Pages soaked in mystery
Rebecca McCarthy traces Norman Maclean’s poetic sensibilities from his University of Chicago classroom to A River Runs Through It.
Norman Maclean
A Life of Letters and Rivers
Norman Maclean was a man of western Montana and its Big Blackfoot River. He listened to stories from deep in its currents that no one else could hear. He was born in 1902, when firefighting was an act of primitive heroics and fly fishing was a spiritual art. He died in 1990 in a generation far removed from his youth, but one that, thanks to him, is still moved by the mysteries he explored. He wrote very little, but the little he wrote has ensured his stature as one of the literary masters of our age.
If readers know anything about him, it is his elegiac, autobiographical novella, A River Runs Through It, which has sold more than 2 million copies and was made into a movie by Robert Redford. It begins with this iconic statement: “In our family, there was no clear line between religion and fly fishing.” Years ago, when I first read that line, I was hooked on Maclean.
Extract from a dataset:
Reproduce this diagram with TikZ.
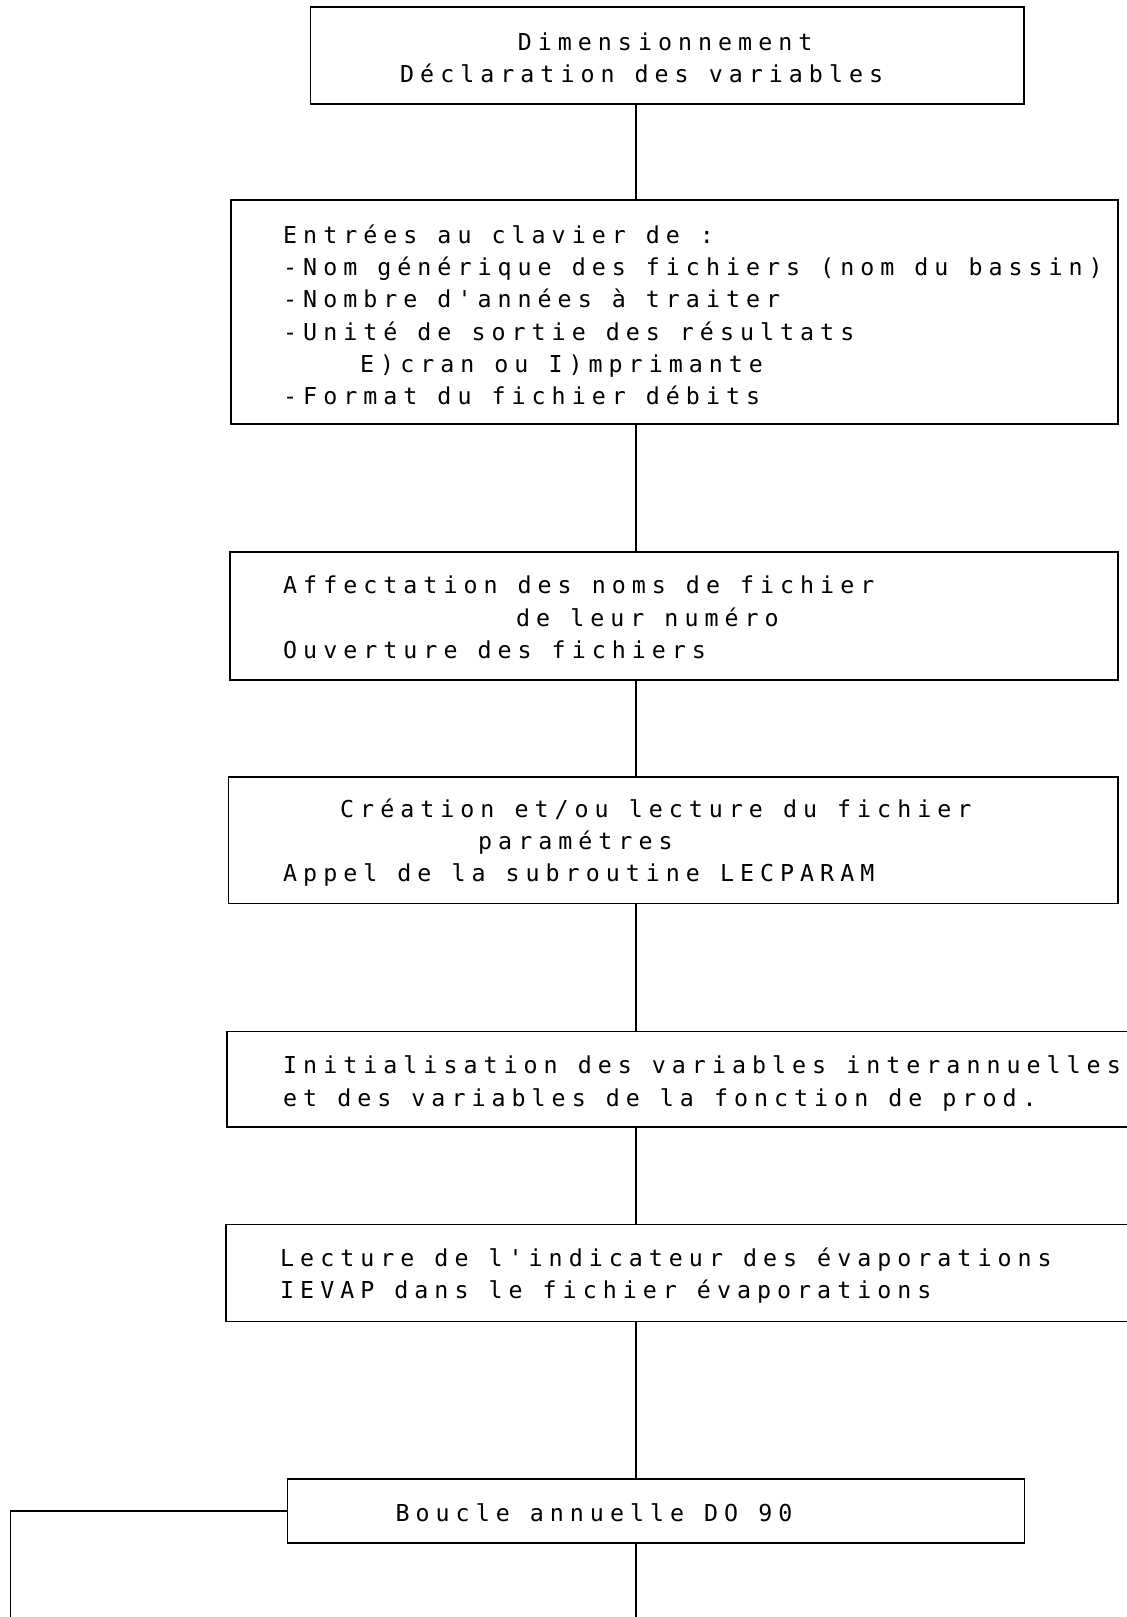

The son of a Presbyterian minister, Maclean wrote about fishing and forest fires and much more. His oeuvre explores the mystical union of nature and tragedy, of holiness and suffering, each with its distinctive marks of beauty. “My father was very sure about certain matters pertaining to the universe. To him, all good things—trout as well as eternal salvation—come by grace and grace comes by art and art does not come easy,” he writes in A River Runs Through It. Maclean began his writing career as he approached retirement at age 70. Well into his 80s when he died, he left his second book, Young Men and Fire, to be completed by his editor.